# BRIEF
Copy out the lines that have "this" in them.
+++ DATA SHOWN
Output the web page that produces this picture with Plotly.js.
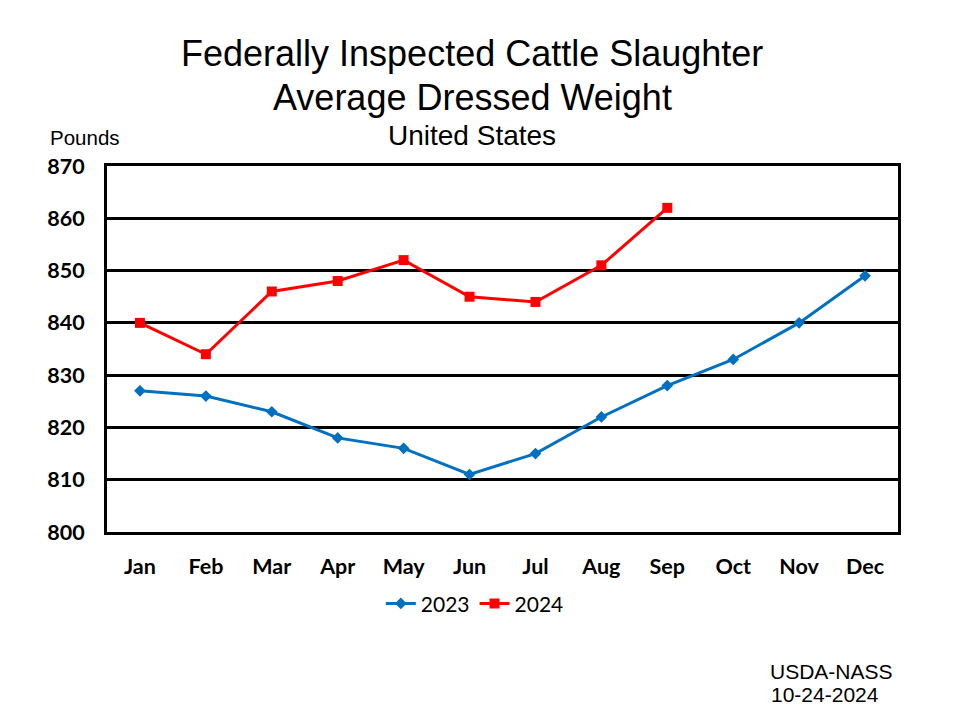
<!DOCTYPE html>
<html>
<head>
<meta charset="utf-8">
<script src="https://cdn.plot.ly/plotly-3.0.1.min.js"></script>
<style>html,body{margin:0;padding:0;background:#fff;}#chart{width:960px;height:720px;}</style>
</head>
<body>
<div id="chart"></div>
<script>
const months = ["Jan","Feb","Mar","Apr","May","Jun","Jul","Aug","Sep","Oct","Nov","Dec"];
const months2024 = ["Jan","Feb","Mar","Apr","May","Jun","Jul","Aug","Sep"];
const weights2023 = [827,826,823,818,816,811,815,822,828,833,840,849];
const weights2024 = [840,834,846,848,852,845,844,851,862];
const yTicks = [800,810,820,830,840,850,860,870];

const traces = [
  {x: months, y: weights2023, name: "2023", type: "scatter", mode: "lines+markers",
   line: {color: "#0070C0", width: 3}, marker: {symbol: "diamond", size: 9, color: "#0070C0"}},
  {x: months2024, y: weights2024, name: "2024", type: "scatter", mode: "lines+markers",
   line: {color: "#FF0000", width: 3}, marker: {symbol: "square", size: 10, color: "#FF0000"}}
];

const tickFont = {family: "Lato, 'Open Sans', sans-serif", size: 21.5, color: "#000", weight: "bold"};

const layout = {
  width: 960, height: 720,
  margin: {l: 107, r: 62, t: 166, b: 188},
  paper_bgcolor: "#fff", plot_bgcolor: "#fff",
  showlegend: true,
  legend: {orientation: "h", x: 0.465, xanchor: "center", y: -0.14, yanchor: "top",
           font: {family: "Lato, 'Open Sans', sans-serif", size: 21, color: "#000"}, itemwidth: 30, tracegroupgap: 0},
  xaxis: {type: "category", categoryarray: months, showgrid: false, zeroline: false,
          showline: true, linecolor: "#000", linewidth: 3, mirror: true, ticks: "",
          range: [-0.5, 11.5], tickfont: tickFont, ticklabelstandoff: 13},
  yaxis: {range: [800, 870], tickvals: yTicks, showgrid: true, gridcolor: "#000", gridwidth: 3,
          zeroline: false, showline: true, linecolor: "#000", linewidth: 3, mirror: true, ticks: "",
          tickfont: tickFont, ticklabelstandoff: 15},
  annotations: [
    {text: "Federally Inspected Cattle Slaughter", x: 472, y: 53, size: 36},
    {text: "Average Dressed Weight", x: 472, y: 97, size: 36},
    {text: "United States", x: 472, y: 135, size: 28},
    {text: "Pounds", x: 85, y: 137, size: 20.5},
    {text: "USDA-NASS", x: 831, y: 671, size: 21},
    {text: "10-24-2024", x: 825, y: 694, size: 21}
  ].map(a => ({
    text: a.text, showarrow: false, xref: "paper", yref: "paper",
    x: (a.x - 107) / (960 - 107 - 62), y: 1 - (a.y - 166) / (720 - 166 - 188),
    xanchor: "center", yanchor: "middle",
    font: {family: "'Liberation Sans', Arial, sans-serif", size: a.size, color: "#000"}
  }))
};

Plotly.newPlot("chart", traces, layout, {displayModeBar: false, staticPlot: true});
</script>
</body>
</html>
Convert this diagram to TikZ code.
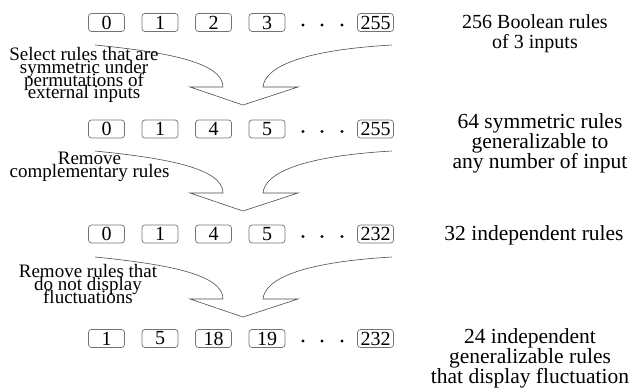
++++++
# WORKED ANSWER
Output the web page that produces this picture with Plotly.js.
Convert this diagram to TikZ code.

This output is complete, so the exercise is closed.